Hirsanyi: "We Have No Constitutional or Moral Duty to Subsidize Harvard"
Also: it's a good idea to withhold funding from highly-politicized, ideologically captured departments and programs--which are generally those with low intellectual standards. The more ideologically captured and less rigorous a department is, the less valuable and more dangerous it is. Sociology is a good example. It has been firmly captured by the left, to such a point that one of the hottest debates in the discipline concerns whether it should mainly be scientific or mainly be activist. Other examples include almost all the "x-studies" programs and departments--women's-, gender-, queer-, black/African-American-, "Latinx-," "post-colonial-," and on and on.
There is just about no reason at all for the U.S. government to fund academic programs dedicated to promoting bad reasoning and politically biased anti-liberal/anti-American/anti-Western attitudes. If these programs were intellectually rigorous and/or were producing actual knowledge, the question of funding might be a difficult one. But they are not. Anyone who has interacted with students and "scholars" in such disciplines know that their "arguments" rarely rise about "that's racist." Students who major in such disciplines often come out of college reasoning less well than they went into it, when at least they were guided mainly by common sense. What they learn is little more than extremist ideological nonsense. The "method," such as it is, is to seek out tenuous, free-associative, often accidental linguistic or metaphorical connections between non-leftist arguments and anything that might be interpreted as bigoted, no matter how implausible the connection might be. An actual example from Andrea Nye's Word of Power: A Feminist Reading of the History of Logic: logicians speak of "chains of arguments." Chains are used to enslave. Therefore logic is oppressive. Another from the same source: bad arguments are said to be invalid. 'Invalid,' if pronounced with emphasis on the first syllable, means a disabled person. Therefore, logic is "ableist"... This is not a strawman. This is, in fact, an extremely influential method of "reasoning" on the academic left.
Of course anyone can learn to simply say "that's racist" in response to every challenge. It's a lot easier than actually learning to reason. Students who learn to "reason" in this way not only fail to learn to actually reason, they learn to replace actual thought and reasoning with mindless, rote nonsense. Left to their own devices, they'd likely be at least average reasoners. Instead, they are trained to be stupid.

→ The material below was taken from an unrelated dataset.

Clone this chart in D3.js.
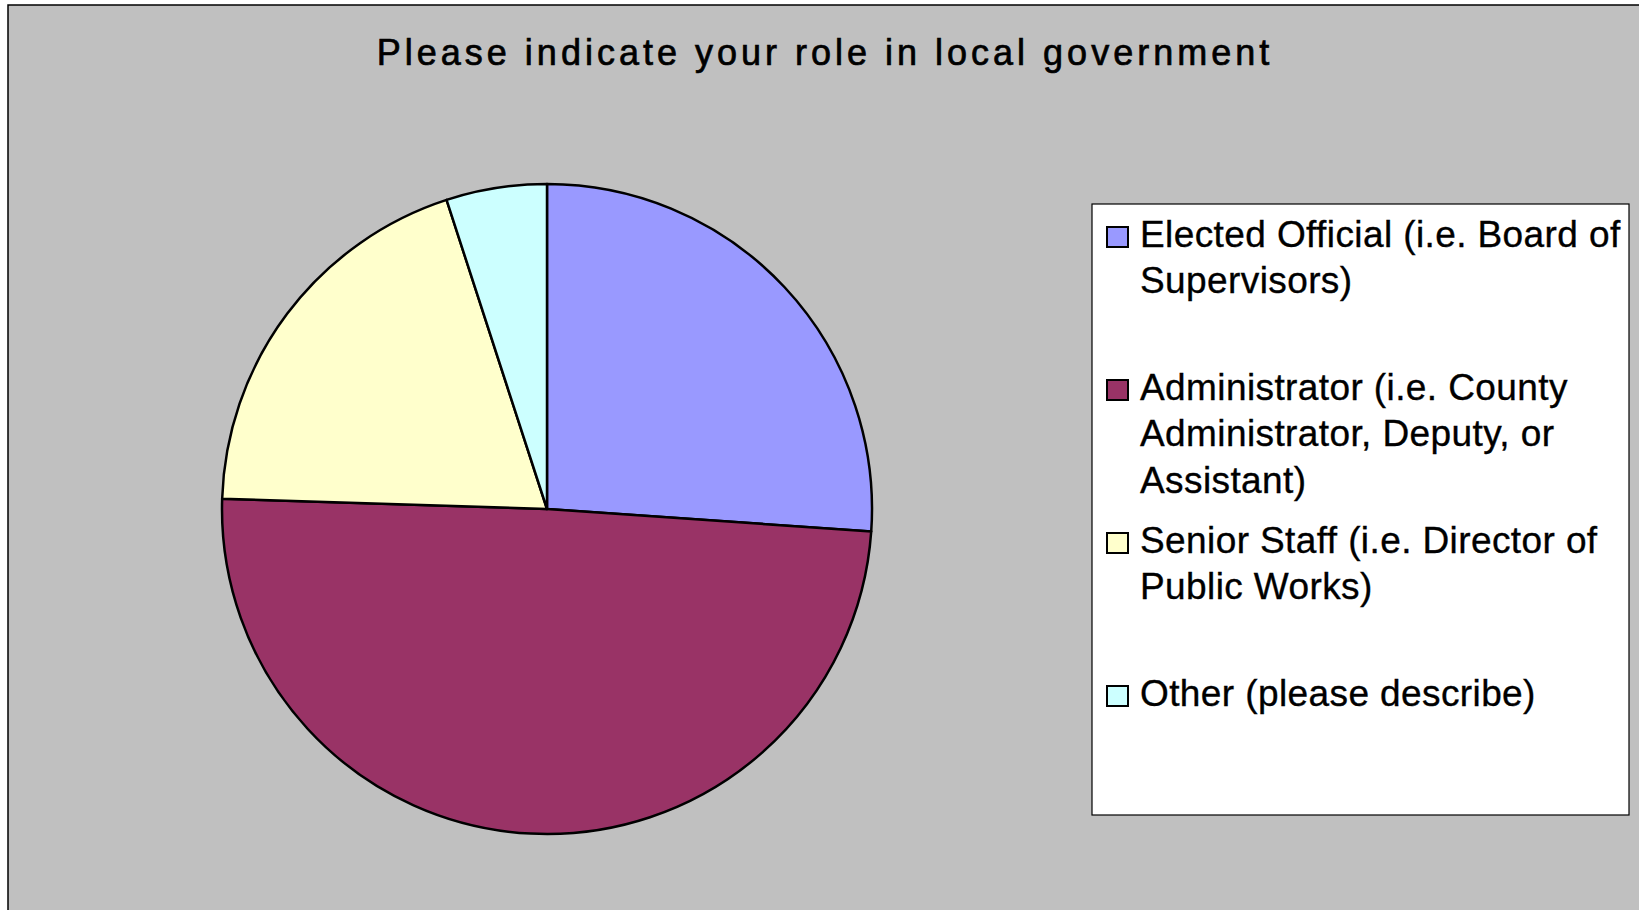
<!DOCTYPE html>
<html>
<head>
<meta charset="utf-8">
<script src="https://cdn.jsdelivr.net/npm/d3@7"></script>
<style>
  html, body { margin: 0; padding: 0; background: #ffffff; overflow: hidden; }
  svg { display: block; }
  text { font-family: "Liberation Sans", Arial, sans-serif; }
</style>
</head>
<body>
<svg id="chart" width="1639" height="910"></svg>
<script>
const title = "Please indicate your role in local government";
const categories = [
  "Elected Official (i.e. Board of Supervisors)",
  "Administrator (i.e. County Administrator, Deputy, or Assistant)",
  "Senior Staff (i.e. Director of Public Works)",
  "Other (please describe)"
];
const legendLines = [
  ["Elected Official (i.e. Board of", "Supervisors)"],
  ["Administrator (i.e. County", "Administrator, Deputy, or", "Assistant)"],
  ["Senior Staff (i.e. Director of", "Public Works)"],
  ["Other (please describe)"]
];
const values = [26.1, 49.4, 19.5, 5.0];
const colors = ["#9999FF", "#993366", "#FFFFCC", "#CCFFFF"];

const W = 1639, H = 910;
const svg = d3.select("#chart");

// Chart area background + border (extends beyond right/bottom)
svg.append("rect").attr("x", 0).attr("y", 0).attr("width", W).attr("height", H).attr("fill", "#ffffff");
svg.append("rect")
  .attr("x", 8).attr("y", 5).attr("width", W + 20).attr("height", H + 20)
  .attr("fill", "#C0C0C0").attr("stroke", "#000").attr("stroke-width", 1.5);

// Title
svg.append("text")
  .attr("x", 825).attr("y", 65)
  .attr("text-anchor", "middle")
  .attr("font-size", 36)
  .attr("letter-spacing", "4px")
  .attr("fill", "#000")
  .attr("stroke", "#000")
  .attr("stroke-width", 0.7)
  .text(title);

// Pie
const cx = 547, cy = 509, r = 325;
const pie = d3.pie().sort(null).value(d => d).startAngle(0).endAngle(2 * Math.PI);
const arc = d3.arc().innerRadius(0).outerRadius(r);
const color = d3.scaleOrdinal().domain(d3.range(values.length)).range(colors);

const g = svg.append("g").attr("transform", `translate(${cx},${cy})`);
g.selectAll("path")
  .data(pie(values))
  .join("path")
  .attr("d", arc)
  .attr("fill", (d, i) => color(i))
  .attr("stroke", "#000")
  .attr("stroke-width", 2.5)
  .attr("stroke-linejoin", "round");

// Legend
const lx = 1092, ly = 204, lw = 537, lh = 611;
svg.append("rect")
  .attr("x", lx).attr("y", ly).attr("width", lw).attr("height", lh)
  .attr("fill", "#fff").attr("stroke", "#000").attr("stroke-width", 1.2);

const itemY = d3.scaleLinear().domain([0, 1]).range([247, 400]); // baseline of first line per item
const lineH = 46.3;
const lg = svg.append("g");
categories.forEach((c, i) => {
  const by = itemY(i);
  lg.append("rect")
    .attr("x", 1107).attr("y", by - 20).attr("width", 21).attr("height", 20)
    .attr("fill", color(i)).attr("stroke", "#000").attr("stroke-width", 2);
  const t = lg.append("text")
    .attr("x", 1140).attr("y", by)
    .attr("font-size", 37)
    .attr("letter-spacing", "0.4px")
    .attr("fill", "#000")
    .attr("stroke", "#000")
    .attr("stroke-width", 0.35);
  legendLines[i].forEach((ln, j) => {
    t.append("tspan").attr("x", 1140).attr("y", by + j * lineH).text(ln);
  });
});
</script>
</body>
</html>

But, as Hirsanyi notes, it would be very difficult to withhold money only from such disciplines. Money, being fungible, can be shuffled around behind the scenes. So I don't pretend that such an approach is likely to work--I'm just saying it would be good if it did.
Again I'll note: I'm not wild about the approach of the Trump administration. But we are facing the possibility not merely of the destruction of the university, one of mankind's greatest institutions, but, worse, of its transformation into a tool of Orwellian totalitarianism.
The Trump administration is, again, the lesser evil.
Though, of course, I could be wrong.